コール・ポーターのピアノ復活へ アストリアホテルのロビーにあった逸品

【16日付ニューヨークタイムズ】米国を代表する音楽家、コール・ポーターが1930年代中頃から亡くなる64年まで愛用したスタインウェイ製のグランドピアノが現在、クイーンズ区アストリアにあるスタインウェイ社の工場で修理され、このほど復活することになった。
ポーターはミュージカルや映画音楽を作詞作曲し、「夜も昼も」「ユーアー・ザ・トップ」などのヒット曲がある。名門ホテル、ウォルドルフ・アストリアの上階の住人で入居の際、同ホテルの支配人がこのピアノをプレゼントしたと伝えられている。

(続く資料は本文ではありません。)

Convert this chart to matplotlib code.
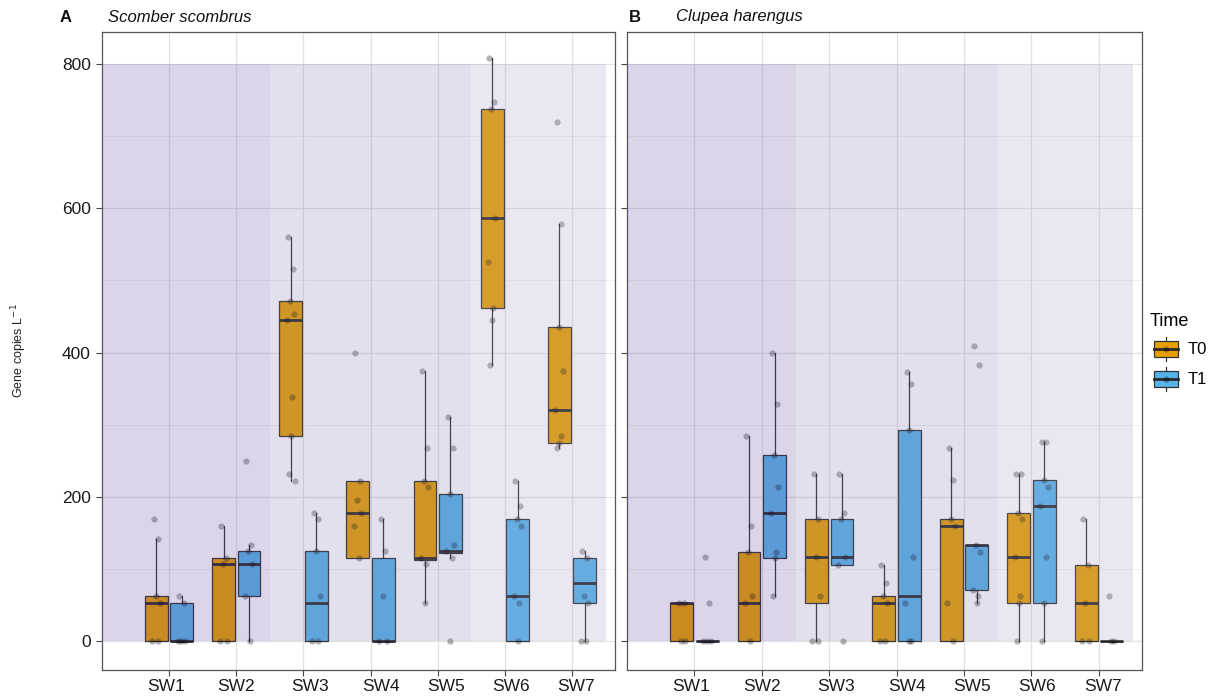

ピアノの製造番号は129281。創業162年のスタインウェイ社は全ての製品に番号を付けて記録しており、それによるとこのピアノは1907年に完成し、翌年販売されている。マホガニーの「屋根」に英国の画家による風景画が施された逸品で、「米国ミュージカルの歴史を飾る名曲のいくつかは、このピアノで生み出された」と記された銘板が付いている。
ポーターの死後は同ホテルのロビーに置かれ宿泊客の目を楽しませていたが、2014年に同ホテルが中国の安邦保険集団に買収され、17年の改装開始とともに倉庫入りとなった。ピアノは修理終了後、同ホテルの名物、ジョン・F・ケネディ大統領が愛用したというロッキングチェアなどとともにニューヨーク歴史協会で一時的に展示される。